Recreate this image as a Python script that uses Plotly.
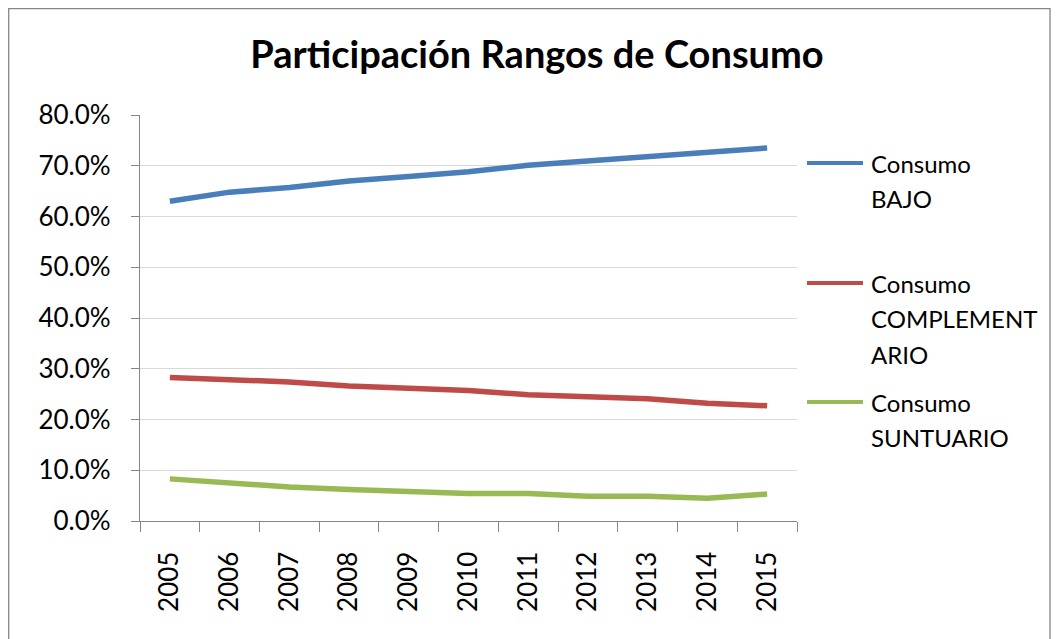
import plotly.graph_objects as go

years = ["2005", "2006", "2007", "2008", "2009", "2010", "2011", "2012", "2013", "2014", "2015"]
bajo = [0.630, 0.648, 0.657, 0.670, 0.679, 0.688, 0.701, 0.710, 0.718, 0.727, 0.735]
complementario = [0.283, 0.279, 0.274, 0.266, 0.262, 0.257, 0.249, 0.245, 0.241, 0.232, 0.227]
suntuario = [0.083, 0.075, 0.067, 0.062, 0.058, 0.054, 0.054, 0.049, 0.049, 0.045, 0.053]

series_names = ["Consumo BAJO", "Consumo COMPLEMENTARIO", "Consumo SUNTUARIO"]
legend_lines = [["Consumo", "BAJO"], ["Consumo", "COMPLEMENT", "ARIO"], ["Consumo", "SUNTUARIO"]]
colors = ["#4a7ebb", "#be4b48", "#98b954"]
y_ticks = [0, 0.1, 0.2, 0.3, 0.4, 0.5, 0.6, 0.7, 0.8]

W, H = 1059, 639
OFF = 8  # page body margin offset
L, R, T, B = 140 - OFF, 797 - OFF, 115 - OFF, 521 - OFF
FONT = "Lato, Carlito, 'Liberation Sans', sans-serif"

fig = go.Figure()
for name, vals, c in zip(series_names, [bajo, complementario, suntuario], colors):
    fig.add_trace(go.Scatter(x=years, y=vals, name=name, mode="lines",
                             line=dict(color=c, width=5.5), showlegend=False))

def px(xs):
    return (xs - OFF - L) / (R - L)

def py(ys):
    return (B - (ys - OFF)) / (B - T)

shapes = []
annotations = []
# outer chart border
shapes.append(dict(type="rect", xref="paper", yref="paper",
                   x0=px(8.7), x1=px(1050), y0=py(660), y1=py(8.7),
                   line=dict(color="#868686", width=1.3), layer="below"))
# manual legend
legend_y = [163, 283, 402]
for lines, c, ly in zip(legend_lines, colors, legend_y):
    shapes.append(dict(type="line", xref="paper", yref="paper",
                       x0=px(807), x1=px(863), y0=py(ly), y1=py(ly),
                       line=dict(color=c, width=4)))
    for i, t in enumerate(lines):
        annotations.append(dict(text=t, xref="paper", yref="paper",
                                x=px(869), y=py(ly + 35.5 * i),
                                xanchor="left", yanchor="middle", showarrow=False,
                                font=dict(family=FONT, size=24, color="#000000")))

fig.update_layout(
    width=W, height=H,
    margin=dict(l=L, r=W - R, t=T, b=H - B),
    paper_bgcolor="white", plot_bgcolor="white",
    title=dict(text="<b>Participación Rangos de Consumo</b>", x=(537 - OFF) / W, xanchor="center",
               y=1 - (55 - OFF) / H, yanchor="middle",
               font=dict(family=FONT, size=38, color="#000000")),
    font=dict(family=FONT, size=26, color="#000000"),
    shapes=shapes, annotations=annotations,
    xaxis=dict(type="category", tickson="boundaries", ticks="outside", ticklen=10,
               range=[-0.5, 10.5], automargin=False,
               tickcolor="#868686", showline=True, linecolor="#868686", linewidth=1.3,
               showgrid=False, tickangle=-90, tickfont=dict(size=26),
               ticklabelstandoff=19),
    yaxis=dict(range=[0, 0.8], tickvals=y_ticks, tickformat=".1%", ticks="outside",
               automargin=False, ticklabelstandoff=15,
               ticklen=8, tickcolor="#868686", showline=True, linecolor="#868686",
               linewidth=1.3, showgrid=True, gridcolor="#d9d9d9", gridwidth=1.3,
               zeroline=False, tickfont=dict(size=26)),
)

fig.write_html("out.html")
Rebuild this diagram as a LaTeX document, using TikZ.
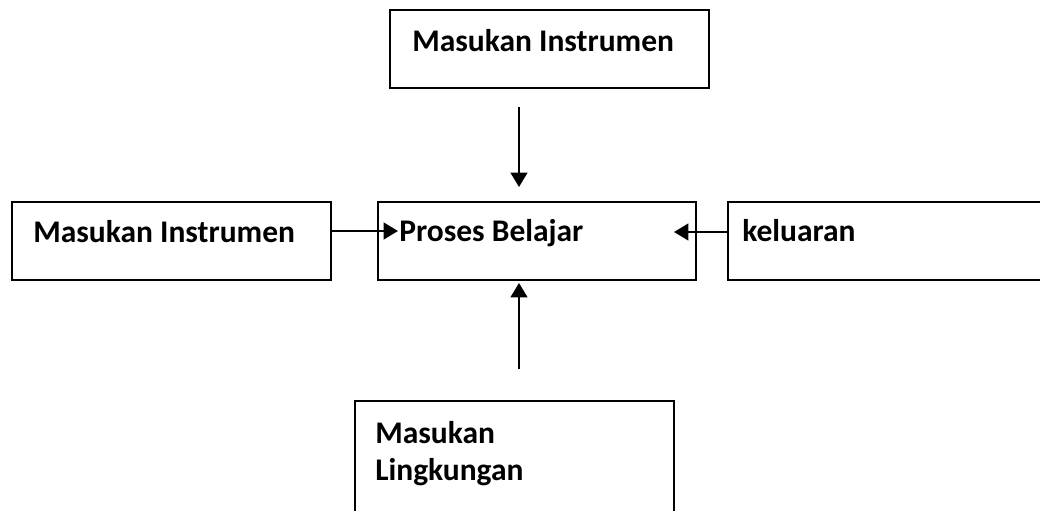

::::

_SHORT TASK_. In the copy, include all records verbatim but no images.

_ANSWER TO THIS EXERCISE_.
Recreate this image as a Python script that uses Plotly.
import plotly.graph_objects as go

years = ["2005", "2006", "2007", "2008", "2009", "2010", "2011", "2012", "2013", "2014", "2015"]
bajo = [0.630, 0.648, 0.657, 0.670, 0.679, 0.688, 0.701, 0.710, 0.718, 0.727, 0.735]
complementario = [0.283, 0.279, 0.274, 0.266, 0.262, 0.257, 0.249, 0.245, 0.241, 0.232, 0.227]
suntuario = [0.083, 0.075, 0.067, 0.062, 0.058, 0.054, 0.054, 0.049, 0.049, 0.045, 0.053]

series_names = ["Consumo BAJO", "Consumo COMPLEMENTARIO", "Consumo SUNTUARIO"]
legend_lines = [["Consumo", "BAJO"], ["Consumo", "COMPLEMENT", "ARIO"], ["Consumo", "SUNTUARIO"]]
colors = ["#4a7ebb", "#be4b48", "#98b954"]
y_ticks = [0, 0.1, 0.2, 0.3, 0.4, 0.5, 0.6, 0.7, 0.8]

W, H = 1059, 639
OFF = 8  # page body margin offset
L, R, T, B = 140 - OFF, 797 - OFF, 115 - OFF, 521 - OFF
FONT = "Lato, Carlito, 'Liberation Sans', sans-serif"

fig = go.Figure()
for name, vals, c in zip(series_names, [bajo, complementario, suntuario], colors):
    fig.add_trace(go.Scatter(x=years, y=vals, name=name, mode="lines",
                             line=dict(color=c, width=5.5), showlegend=False))

def px(xs):
    return (xs - OFF - L) / (R - L)

def py(ys):
    return (B - (ys - OFF)) / (B - T)

shapes = []
annotations = []
# outer chart border
shapes.append(dict(type="rect", xref="paper", yref="paper",
                   x0=px(8.7), x1=px(1050), y0=py(660), y1=py(8.7),
                   line=dict(color="#868686", width=1.3), layer="below"))
# manual legend
legend_y = [163, 283, 402]
for lines, c, ly in zip(legend_lines, colors, legend_y):
    shapes.append(dict(type="line", xref="paper", yref="paper",
                       x0=px(807), x1=px(863), y0=py(ly), y1=py(ly),
                       line=dict(color=c, width=4)))
    for i, t in enumerate(lines):
        annotations.append(dict(text=t, xref="paper", yref="paper",
                                x=px(869), y=py(ly + 35.5 * i),
                                xanchor="left", yanchor="middle", showarrow=False,
                                font=dict(family=FONT, size=24, color="#000000")))

fig.update_layout(
    width=W, height=H,
    margin=dict(l=L, r=W - R, t=T, b=H - B),
    paper_bgcolor="white", plot_bgcolor="white",
    title=dict(text="<b>Participación Rangos de Consumo</b>", x=(537 - OFF) / W, xanchor="center",
               y=1 - (55 - OFF) / H, yanchor="middle",
               font=dict(family=FONT, size=38, color="#000000")),
    font=dict(family=FONT, size=26, color="#000000"),
    shapes=shapes, annotations=annotations,
    xaxis=dict(type="category", tickson="boundaries", ticks="outside", ticklen=10,
               range=[-0.5, 10.5], automargin=False,
               tickcolor="#868686", showline=True, linecolor="#868686", linewidth=1.3,
               showgrid=False, tickangle=-90, tickfont=dict(size=26),
               ticklabelstandoff=19),
    yaxis=dict(range=[0, 0.8], tickvals=y_ticks, tickformat=".1%", ticks="outside",
               automargin=False, ticklabelstandoff=15,
               ticklen=8, tickcolor="#868686", showline=True, linecolor="#868686",
               linewidth=1.3, showgrid=True, gridcolor="#d9d9d9", gridwidth=1.3,
               zeroline=False, tickfont=dict(size=26)),
)

fig.write_html("out.html")
Rebuild this diagram as a LaTeX document, using TikZ.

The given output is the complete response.